– Ну, Серый, чего ты, на самом деле? – первый едва не скакал на одном месте. – Не могу, терпеть мочи нет! Дёргает-то, как! Сейчас вот ёжиком разрожусь!

– Ты, главное, раком не стань. – пошло пошутил гыгыкающий Серый и, смилостивившись над страдальцем, согласился. – Ну, заголяйси, что ль. Смотреть буду – покажите доктору попку, пациент, гы-гы, не стесняйтесь.

Первый оперативно стянул с себя штаны вместе с трусами, ничуть не смущаясь присутствием Насти, стоявшей чуть поодаль, разинув рот, людной улицы и многочисленными окнами домов, смотрящими прямо в этот небольшой скверик, а, так же, детишками, прыгающими и бегающими по детской площадке. Заголив зад, первый, согнувшись, прохрипел.

– Ну, Серый, чего там видно?

Серый замер, глаза у него медленно округлялись.

– Да, там, Толяныч, вообще – жопа!

– Ясное дело, что жопа. – согласился первый, переступая с ноги на ногу. – На жопе-то, что?

– Да тут, полная жопа! – заявил хмельной Серый, почесывая затылок. – Вот, полная! И вся красная ищ-що! Гноище – кругом! Как ты, вообще, ходил и сидел на ней, а?

– Да, ты, что? – Толяныч застонал и ноги у него начали мелко трястись. – Чё, в натуре?

– Ага! – Серый снова нагнулся и взглянул. – Ну, трындец! Полный!

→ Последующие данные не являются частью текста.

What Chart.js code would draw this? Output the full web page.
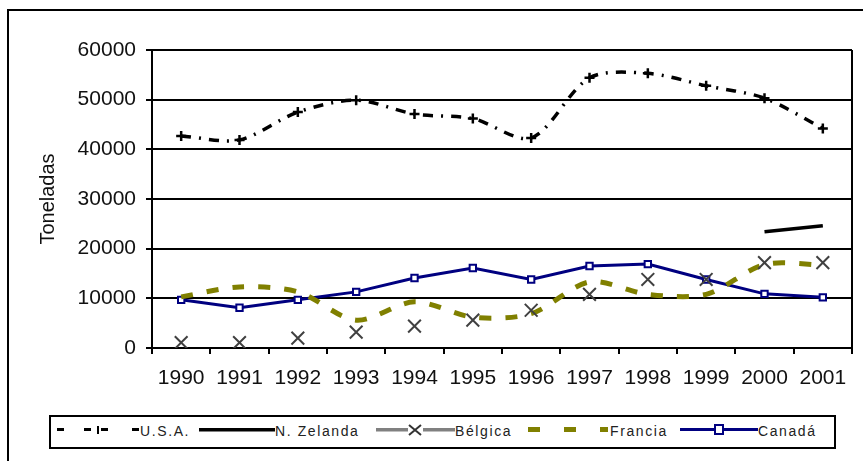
<!DOCTYPE html>
<html>
<head>
<meta charset="utf-8">
<script src="https://cdn.jsdelivr.net/npm/chart.js@4/dist/chart.umd.min.js"></script>
<style>
  body { margin: 0; background: #fff; font-family: "Liberation Sans", Arial, sans-serif; }
  #wrap { position: relative; width: 863px; height: 461px; overflow: hidden; }
  #frame { position: absolute; left: 7px; top: 9px; width: 900px; height: 500px; border: 2px solid #000; box-sizing: border-box; }
  #canvas-1 { position: absolute; left: 0; top: 0; }
  #legend { position: absolute; left: 49px; top: 415px; width: 787px; height: 34px; border: 2px solid #000; box-sizing: border-box; background: #fff; }
  #legend .lbl { position: absolute; top: 6px; font-size: 14px; letter-spacing: 1.6px; color: #222; white-space: nowrap; }
  #legend svg { position: absolute; top: 9px; }
</style>
</head>
<body>
<div id="wrap">
  <div id="frame"></div>
  <canvas id="canvas-1" width="863" height="461"></canvas>
  <div id="legend"></div>
</div>
<script>
const years = ["1990", "1991", "1992", "1993", "1994", "1995", "1996", "1997", "1998", "1999", "2000", "2001"];
const usa = [42700, 41900, 47500, 49900, 47100, 46200, 42300, 54400, 55300, 52800, 50300, 44200];
const nZelanda = [null, null, null, null, null, null, null, null, null, null, 23400, 24600];
const belgica = [1100, 1100, 2000, 3200, 4400, 5600, 7600, 10800, 13800, 13800, 17200, 17200];
const francia = [10300, 12300, 11300, 5600, 9300, 6200, 6900, 13300, 10800, 10800, 16800, 16700];
const canada = [9700, 8100, 9700, 11300, 14100, 16100, 13800, 16500, 16900, 13800, 10900, 10200];
const yTicks = [0, 10000, 20000, 30000, 40000, 50000, 60000];

const tickFont = { family: "'Liberation Sans', Arial, sans-serif", size: 21 };
const titleFont = { family: "'Liberation Sans', Arial, sans-serif", size: 20 };

const plotFrame = {
  id: "plotFrame",
  afterDraw(chart) {
    const { ctx, chartArea } = chart;
    ctx.save();
    ctx.strokeStyle = "#000";
    ctx.lineWidth = 2;
    ctx.beginPath();
    ctx.moveTo(Math.round(chartArea.right), chartArea.top);
    ctx.lineTo(Math.round(chartArea.right), chartArea.bottom);
    ctx.stroke();
    ctx.restore();
  },
};

const chart = new Chart(document.getElementById("canvas-1"), {
  type: "line",
  data: {
    labels: years,
    datasets: [
      {
        label: "U.S.A.",
        data: usa,
        borderColor: "#000",
        borderWidth: 3.5,
        borderDash: [10, 8, 2, 8],
        tension: 0.3,
        pointStyle: "cross",
        pointRadius: 5,
        pointBorderWidth: 2.5,
        pointBorderColor: "#000",
      },
      {
        label: "N. Zelanda",
        data: nZelanda,
        borderColor: "#000",
        borderWidth: 3.5,
        pointRadius: 0,
      },
      {
        label: "Bélgica",
        data: belgica,
        showLine: false,
        pointStyle: "crossRot",
        pointRadius: 9,
        pointBorderWidth: 2,
        pointBorderColor: "#404040",
        borderColor: "#808080",
      },
      {
        label: "Francia",
        data: francia,
        borderColor: "#808000",
        borderWidth: 5,
        borderDash: [12, 14],
        tension: 0.3,
        pointRadius: 0,
      },
      {
        label: "Canadá",
        data: canada,
        borderColor: "#000080",
        borderWidth: 3,
        tension: 0,
        pointStyle: "rect",
        pointRadius: 4.5,
        pointBorderWidth: 2,
        pointBorderColor: "#000080",
        pointBackgroundColor: "#fff",
      },
    ],
  },
  options: {
    responsive: false,
    animation: false,
    layout: { padding: { left: 32, top: 50, right: 7, bottom: 68 } },
    plugins: { legend: { display: false }, tooltip: { enabled: false } },
    scales: {
      x: {
        offset: true,
        afterFit: (scale) => { scale.height = 45; },
        grid: { offset: true, drawOnChartArea: false, drawTicks: true, tickLength: 6, color: "#000", lineWidth: 2 },
        border: { display: true, color: "#000", width: 2 },
        ticks: { color: "#111", font: tickFont, padding: 12, maxRotation: 0 },
      },
      y: {
        min: 0,
        max: 60000,
        afterFit: (scale) => { scale.width = 120; },
        afterBuildTicks: (scale) => { scale.ticks = yTicks.map((v) => ({ value: v })); },
        grid: { color: "#000", lineWidth: 2, drawTicks: true, tickLength: 6 },
        border: { display: true, color: "#000", width: 2 },
        ticks: { color: "#111", font: tickFont, padding: 10, callback: (v) => String(v) },
        title: { display: true, text: "Toneladas", color: "#111", font: titleFont, padding: 4 },
      },
    },
  },
  plugins: [plotFrame],
});

// legend drawn as html so the line samples can look like the original
const legendItems = [
  { text: "U.S.A.", sample: 6, label: 89,
    svg: '<rect x="0" y="2" width="7" height="3"/><rect x="27" y="2" width="7" height="3"/><rect x="40" y="0" width="2" height="8"/><rect x="44" y="2" width="7" height="3"/><rect x="75" y="2" width="7" height="3"/>' },
  { text: "N. Zelanda", sample: 148, label: 224,
    svg: '<rect x="0" y="2" width="76" height="3.5"/>' },
  { text: "Bélgica", sample: 325, label: 404,
    svg: '<rect x="0" y="2" width="32" height="3.5" fill="#808080"/><rect x="47" y="2" width="32" height="3.5" fill="#808080"/><path d="M33 -1 L45 9 M45 -1 L33 9" stroke="#333" stroke-width="2"/>' },
  { text: "Francia", sample: 477, label: 559,
    svg: '<rect x="0" y="1" width="12" height="5" fill="#808000"/><rect x="36" y="1" width="12" height="5" fill="#808000"/><rect x="72" y="1" width="8" height="5" fill="#808000"/>' },
  { text: "Canadá", sample: 629, label: 707,
    svg: '<rect x="0" y="2" width="78" height="3" fill="#000080"/><rect x="35" y="-1" width="8" height="9" fill="#fff" stroke="#000080" stroke-width="2"/>' },
];
const legendEl = document.getElementById("legend");
legendItems.forEach((it) => {
  legendEl.insertAdjacentHTML("beforeend",
    '<svg width="82" height="10" style="left:' + it.sample + 'px;overflow:visible">' + it.svg + "</svg>" +
    '<span class="lbl" style="left:' + it.label + 'px">' + it.text + "</span>");
});
</script>
</body>
</html>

– Ах, вы, извращенцы поганые! – громкий крик вспугнул и пациента и само назначенного проктолога-любителя. – Гады! Бесстыжие гомики! Ты погляди, чаво удумали – средь бела дня чуть ли не сношаются у всех на виду! При детях! Ах вы, паразиты недобитые! – и на парочку любителей выпить на лавочке в тихом скверике, накинулась рослая тётка в оранжевом жилете, воинственно потрясающая метлой. – Уж, я вам и задам! Твари! А, тебе, Толяныч, точно не жить – я твоей Машке все обскажу про бесстыдство твоё! Всё, как есть, обскажу – и как ты водку жрёшь, и как тебе Серый, алкаш проклятый, зад щупает ручонками своими погаными. Извращенцы! Уроды! Полиция! Полиция! – и вновь принялась махать метлой, целясь в лицо поганым уродам и грязным извращенцам, которые прикидываются порядочными людьми.

Настя, согнувшись в поясе, оглушительно хохотала, наблюдая за тем, как ражая тётка-дворничиха гоняет по двору двух щетинистых, неухоженного вида, мужичков, пребывающих в лёгком подпитии и обалдении от того, что их обзывают извращенцами, гомиками и прочими, не очень приятными, словами.

Впрочем, тётка выражалась куда более ярко, но, нецензурно.

– Ты, хозяйка, полегче б, проклятиями разбрасывалась. – неодобрительно запищало у Насти за ухом. – Вона, как, мужика-то, скрутило! Чуть ли, не в бараний рог согнуло! Ишь, бежит, а сам себя за задницу придерживает, чтобы, значится, у него ничего не отвалилось лишнего. Небось и ноет у него там, и свербит. А, коли бы, ты лопнуть кому пожелала, от души? Что, тогда? Собирали бы клочки по закоулочкам?

– Я тут при чём? – охнула Настя, едва удерживаясь от того, чтобы не почесать саму себя за ухом и не прихлопнуть невзначай обладателя писклявого голоса.

– Как это – при чём? – возмутился Шкода. – А, кто бедолаге чиряка пожелал, величиной с фигу? – ехидно поинтересовался противный дух. – Я, что ли или, колдунья одна? Проклятье, оно не птица. Вылетит – не споймаешь!

– Ведьма, отстань от меня. – орал бедолага Толяныч, а Настя, мгновенно побледнев, как смерть, забилась в узкую щель между гаражами, щедро понатыканными по всему двору.

– Ты ещё и обзываешься, извращенец? – неугомонная дворничиха продолжила свой забег с метлой наперевес. – Ведьма, говоришь? Кто, ведьма? Я – ведьма? – горячилась она, загнав мужика в угол между гаражом и стеной высотки. – Это Машка твоя – ведьма! Цыганка подлая! Чёрная, как головёшка и глаз у неё недобрый! Все про то знают! Ведьма, ить, я тебе дам – ведьма!